Ces marqueurs idéologiques se retrouvent ainsi dans un certain nombre de conduites qui signent l’appartenance à tel ou tel camp.
On les retrouve également à l’échelle des populations : une étude menée au cours des années 1990 a ainsi montré que les Américains (culture fondée sur l’individualisme) favorisent l’explication « dispositionnelle » (c’est la « disposition » de l’individu, c’est à dire sa psychologie, sa personnalité, ses traits de tempérament qui déterminent avant tout ses actes) tandis que les Chinois (imprégnés de culture collectiviste) préfèrent l’explication « situationnelle » (ce sont les déterminants sociaux et culturels qui expliquent le comportement de l’individu). Cette étude montrant au passage que ces modes d’attribution sont acquis et non innés puisque largement influencés par la culture de référence.

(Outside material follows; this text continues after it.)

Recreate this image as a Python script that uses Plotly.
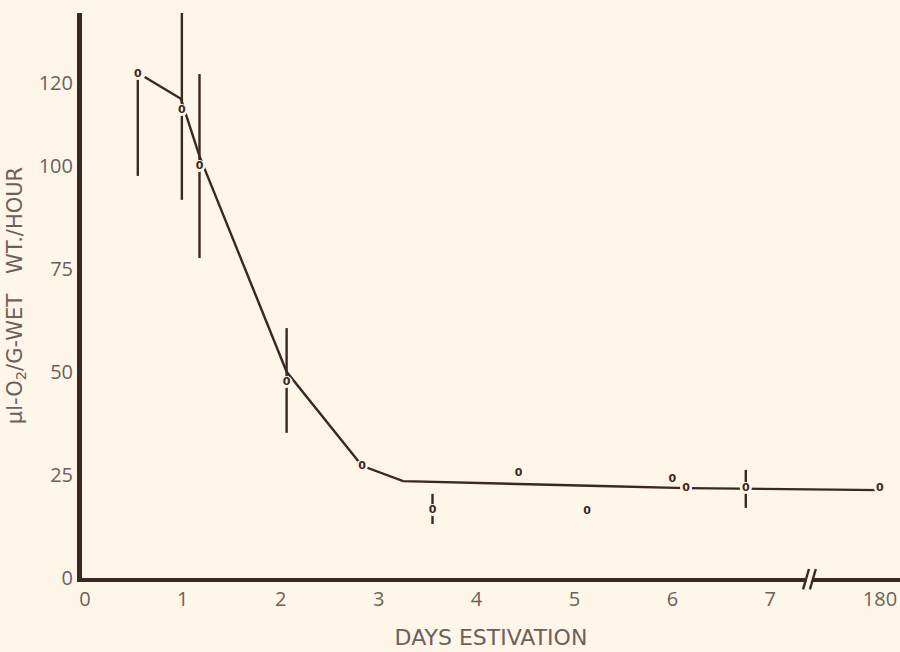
import plotly.graph_objects as go

# ---- data ----
days = [0.54, 0.99, 1.17, 2.06, 2.83, 3.55, 4.43, 5.13, 6.00, 6.14, 6.75, 180]
o2_rate = [122.2, 113.5, 99.9, 47.5, 27.2, 16.5, 25.5, 16.2, 24.0, 21.8, 21.8, 21.8]
err_plus = [0, 23.5, 22.3, 13.1, 0, 3.9, 0, 0, 0, 0, 4.4, 0]
err_minus = [24.7, 21.8, 22.3, 12.3, 0, 3.4, 0, 0, 0, 0, 4.8, 0]

curve_days = [0.61, 0.98, 1.17, 2.06, 2.83, 3.25, 5.26, 6.14, 180]
curve_vals = [121.5, 116.2, 102.3, 50.0, 27.2, 23.5, 22.3, 21.8, 21.3]

tick_days = [0, 1, 2, 3, 4, 5, 6, 7, 180]
tick_labels = ["0", "1", "2", "3", "4", "5", "6", "7", "180"]
y_ticks = [0, 25, 50, 75, 100, 120]

# broken axis: everything beyond day 7 sits in a slot after the break
BREAK_AT = 7.4
LATE_SLOT = 8.12


def axis_pos(d):
    return d if d <= 7 else LATE_SLOT


BG = "#fdf6e9"
INK = "#3b2724"
LABEL = "#6e5f5b"

xs = [axis_pos(d) for d in days]
cx = [axis_pos(d) for d in curve_days]
tx = [axis_pos(d) for d in tick_days]

fig = go.Figure()

# fitted curve
fig.add_trace(go.Scatter(
    x=cx, y=curve_vals, mode="lines",
    line=dict(color=INK, width=2.4), hoverinfo="skip", showlegend=False))

# error bars + background knockouts (gap around each "o")
fig.add_trace(go.Scatter(
    x=xs, y=o2_rate, mode="markers",
    marker=dict(size=12, color=BG, line=dict(width=0)),
    error_y=dict(type="data", symmetric=False, array=err_plus,
                 arrayminus=err_minus, color=INK, thickness=2.4, width=0),
    hoverinfo="skip", showlegend=False))

# the "o" point symbols
fig.add_trace(go.Scatter(
    x=xs, y=o2_rate, mode="text", text=["0"] * len(xs),
    textposition="middle center",
    textfont=dict(family="DejaVu Sans", size=11, color=INK, weight="bold"),
    hoverinfo="skip", showlegend=False))

# axis break: gap in the axis line plus two slashes
fig.add_shape(type="rect", xref="x", yref="paper",
              x0=BREAK_AT - 0.03, x1=BREAK_AT + 0.03, y0=-0.012, y1=0.006,
              line=dict(width=0), fillcolor=BG, layer="above")
for dx in (-0.035, 0.035):
    fig.add_shape(type="line", xref="x", yref="paper",
                  x0=BREAK_AT + dx - 0.03, x1=BREAK_AT + dx + 0.03,
                  y0=-0.02, y1=0.016,
                  line=dict(color=INK, width=2.4), layer="above")

fig.update_layout(
    width=900, height=652,
    margin=dict(l=82, r=0, t=13, b=74),
    paper_bgcolor=BG, plot_bgcolor=BG,
    xaxis=dict(
        range=[-0.03, 8.325], showgrid=False, zeroline=False,
        showline=True, linecolor=INK, linewidth=4,
        tickmode="array", tickvals=tx, ticktext=tick_labels, ticks="",
        tickfont=dict(family="Open Sans", size=20, color=LABEL),
        title=dict(text="DAYS ESTIVATION", standoff=20,
                   font=dict(family="DejaVu Sans", size=22, color=LABEL)),
    ),
    yaxis=dict(
        range=[0, 137], showgrid=False, zeroline=False,
        showline=True, linecolor=INK, linewidth=5,
        tickmode="array", tickvals=y_ticks, ticks="",
        tickfont=dict(family="Open Sans", size=20, color=LABEL),
        title=dict(text="\u03bcl-O<sub>2</sub>/G-WET\u00a0\u00a0\u00a0WT./HOUR",
                   standoff=12,
                   font=dict(family="DejaVu Sans", size=21, color=LABEL)),
    ),
)

fig.write_html("out.html")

Il existerait donc un mode de pensée propre à chaque camp politique (en l’occurrence, ici, entre la droite et la gauche) ? Les choses ne sont pas si simples ! Ainsi, une étude portant sur les électeurs de gauche a montré que ces derniers auront tendance à avoir recours à l’explication situationnelle seulement s’ils pensent explicitement au fait qu’ils sont de gauche, (par ex, lorsque la question comporte le préambule : « En tant qu’électeur de gauche, pensez-vous que… »).
En revanche, lorsqu’ils n’y pensent pas, ils se rapprocheront volontiers de l’explication dispositionnelle (comme les électeurs de droite). En d’autres termes, le mode cognitif qui permet de traiter l’information serait spontanément de type dispositionnel, d’une part parce qu’il est plus simple à manipuler (il ne demande pas une analyse approfondie du contexte) et d’autre part, parce qu’il représente l’élan majoritaire à l’intérieur de nos sociétés occidentales globalement individualistes. Il semblerait que ce soit le fait d’activer le concept « gauche » qui rappelle l’individu à son devoir de fidélité idéologique et donc, sa soumission aux idées défendues par son parti. Conclusion: la ligne de partage entre les deux partis (du point de vue de ce trait « dispositionnel » vs « situationnel ») n’apparait pas aussi nettement dès lors que l’appartenance à l’un ou l’autre camp n’est pas clairement revendiquée (en l’occurrence, l’appartenance au camp de la gauche).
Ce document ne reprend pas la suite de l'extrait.